┌──
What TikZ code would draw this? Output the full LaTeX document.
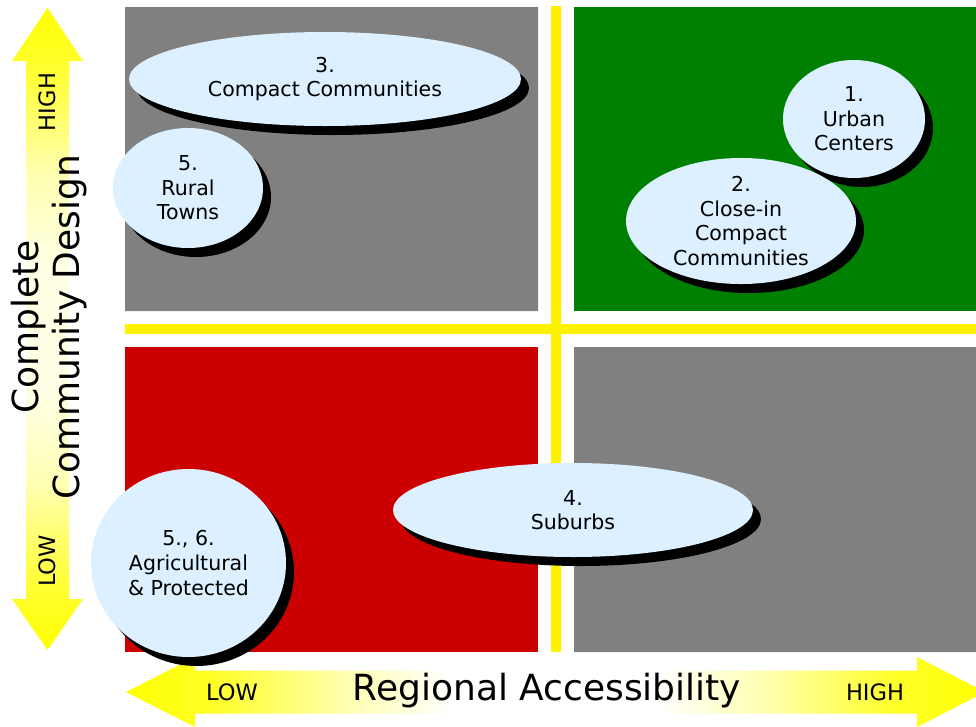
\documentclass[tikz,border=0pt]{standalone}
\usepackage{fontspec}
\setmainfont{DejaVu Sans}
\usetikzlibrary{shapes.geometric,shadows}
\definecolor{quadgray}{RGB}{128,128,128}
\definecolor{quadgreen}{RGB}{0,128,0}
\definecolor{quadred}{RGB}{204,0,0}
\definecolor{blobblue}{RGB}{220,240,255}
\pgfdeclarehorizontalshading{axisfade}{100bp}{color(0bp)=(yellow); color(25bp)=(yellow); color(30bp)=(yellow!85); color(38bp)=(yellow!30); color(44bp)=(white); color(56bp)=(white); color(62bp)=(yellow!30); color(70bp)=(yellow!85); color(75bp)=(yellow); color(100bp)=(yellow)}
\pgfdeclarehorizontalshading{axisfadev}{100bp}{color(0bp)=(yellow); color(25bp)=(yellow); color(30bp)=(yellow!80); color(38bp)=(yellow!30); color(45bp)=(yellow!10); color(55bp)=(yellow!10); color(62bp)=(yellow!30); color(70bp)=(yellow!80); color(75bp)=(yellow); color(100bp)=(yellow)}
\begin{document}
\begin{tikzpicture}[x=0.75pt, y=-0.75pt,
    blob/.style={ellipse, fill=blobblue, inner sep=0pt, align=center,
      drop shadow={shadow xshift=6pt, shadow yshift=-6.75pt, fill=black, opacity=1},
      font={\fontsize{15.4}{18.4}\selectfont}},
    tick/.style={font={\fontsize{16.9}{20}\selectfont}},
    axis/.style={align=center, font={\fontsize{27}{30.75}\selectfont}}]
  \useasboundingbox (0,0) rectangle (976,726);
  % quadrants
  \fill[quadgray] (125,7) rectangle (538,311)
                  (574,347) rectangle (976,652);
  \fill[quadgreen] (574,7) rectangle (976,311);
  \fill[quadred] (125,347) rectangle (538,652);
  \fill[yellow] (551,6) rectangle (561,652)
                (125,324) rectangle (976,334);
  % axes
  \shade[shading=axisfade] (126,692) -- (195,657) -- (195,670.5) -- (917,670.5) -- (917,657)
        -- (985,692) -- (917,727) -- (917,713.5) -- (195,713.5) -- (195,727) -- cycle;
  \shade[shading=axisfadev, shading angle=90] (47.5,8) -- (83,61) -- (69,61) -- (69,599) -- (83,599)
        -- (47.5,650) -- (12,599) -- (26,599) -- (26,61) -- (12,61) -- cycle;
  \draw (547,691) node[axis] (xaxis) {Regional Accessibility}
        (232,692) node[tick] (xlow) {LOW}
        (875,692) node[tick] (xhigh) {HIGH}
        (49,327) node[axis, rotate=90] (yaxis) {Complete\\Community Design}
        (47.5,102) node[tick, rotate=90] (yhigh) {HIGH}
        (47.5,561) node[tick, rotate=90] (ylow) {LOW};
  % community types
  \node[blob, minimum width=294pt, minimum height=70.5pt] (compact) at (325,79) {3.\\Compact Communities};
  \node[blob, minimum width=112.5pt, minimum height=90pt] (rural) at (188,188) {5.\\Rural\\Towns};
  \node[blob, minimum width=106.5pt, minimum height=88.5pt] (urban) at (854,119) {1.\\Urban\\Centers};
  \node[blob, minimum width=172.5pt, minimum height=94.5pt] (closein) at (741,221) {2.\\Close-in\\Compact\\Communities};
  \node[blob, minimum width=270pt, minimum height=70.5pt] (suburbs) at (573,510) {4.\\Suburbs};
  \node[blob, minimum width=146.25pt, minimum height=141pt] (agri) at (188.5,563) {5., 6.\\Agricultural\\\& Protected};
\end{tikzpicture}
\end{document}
└──
> [Directions]: Leave the images out and output the remaining material exactly as it stands.

> [Reply to the exercise]:
What TikZ code would draw this? Output the full LaTeX document.
\documentclass[tikz,border=0pt]{standalone}
\usepackage{fontspec}
\setmainfont{DejaVu Sans}
\usetikzlibrary{shapes.geometric,shadows}
\definecolor{quadgray}{RGB}{128,128,128}
\definecolor{quadgreen}{RGB}{0,128,0}
\definecolor{quadred}{RGB}{204,0,0}
\definecolor{blobblue}{RGB}{220,240,255}
\pgfdeclarehorizontalshading{axisfade}{100bp}{color(0bp)=(yellow); color(25bp)=(yellow); color(30bp)=(yellow!85); color(38bp)=(yellow!30); color(44bp)=(white); color(56bp)=(white); color(62bp)=(yellow!30); color(70bp)=(yellow!85); color(75bp)=(yellow); color(100bp)=(yellow)}
\pgfdeclarehorizontalshading{axisfadev}{100bp}{color(0bp)=(yellow); color(25bp)=(yellow); color(30bp)=(yellow!80); color(38bp)=(yellow!30); color(45bp)=(yellow!10); color(55bp)=(yellow!10); color(62bp)=(yellow!30); color(70bp)=(yellow!80); color(75bp)=(yellow); color(100bp)=(yellow)}
\begin{document}
\begin{tikzpicture}[x=0.75pt, y=-0.75pt,
    blob/.style={ellipse, fill=blobblue, inner sep=0pt, align=center,
      drop shadow={shadow xshift=6pt, shadow yshift=-6.75pt, fill=black, opacity=1},
      font={\fontsize{15.4}{18.4}\selectfont}},
    tick/.style={font={\fontsize{16.9}{20}\selectfont}},
    axis/.style={align=center, font={\fontsize{27}{30.75}\selectfont}}]
  \useasboundingbox (0,0) rectangle (976,726);
  % quadrants
  \fill[quadgray] (125,7) rectangle (538,311)
                  (574,347) rectangle (976,652);
  \fill[quadgreen] (574,7) rectangle (976,311);
  \fill[quadred] (125,347) rectangle (538,652);
  \fill[yellow] (551,6) rectangle (561,652)
                (125,324) rectangle (976,334);
  % axes
  \shade[shading=axisfade] (126,692) -- (195,657) -- (195,670.5) -- (917,670.5) -- (917,657)
        -- (985,692) -- (917,727) -- (917,713.5) -- (195,713.5) -- (195,727) -- cycle;
  \shade[shading=axisfadev, shading angle=90] (47.5,8) -- (83,61) -- (69,61) -- (69,599) -- (83,599)
        -- (47.5,650) -- (12,599) -- (26,599) -- (26,61) -- (12,61) -- cycle;
  \draw (547,691) node[axis] (xaxis) {Regional Accessibility}
        (232,692) node[tick] (xlow) {LOW}
        (875,692) node[tick] (xhigh) {HIGH}
        (49,327) node[axis, rotate=90] (yaxis) {Complete\\Community Design}
        (47.5,102) node[tick, rotate=90] (yhigh) {HIGH}
        (47.5,561) node[tick, rotate=90] (ylow) {LOW};
  % community types
  \node[blob, minimum width=294pt, minimum height=70.5pt] (compact) at (325,79) {3.\\Compact Communities};
  \node[blob, minimum width=112.5pt, minimum height=90pt] (rural) at (188,188) {5.\\Rural\\Towns};
  \node[blob, minimum width=106.5pt, minimum height=88.5pt] (urban) at (854,119) {1.\\Urban\\Centers};
  \node[blob, minimum width=172.5pt, minimum height=94.5pt] (closein) at (741,221) {2.\\Close-in\\Compact\\Communities};
  \node[blob, minimum width=270pt, minimum height=70.5pt] (suburbs) at (573,510) {4.\\Suburbs};
  \node[blob, minimum width=146.25pt, minimum height=141pt] (agri) at (188.5,563) {5., 6.\\Agricultural\\\& Protected};
\end{tikzpicture}
\end{document}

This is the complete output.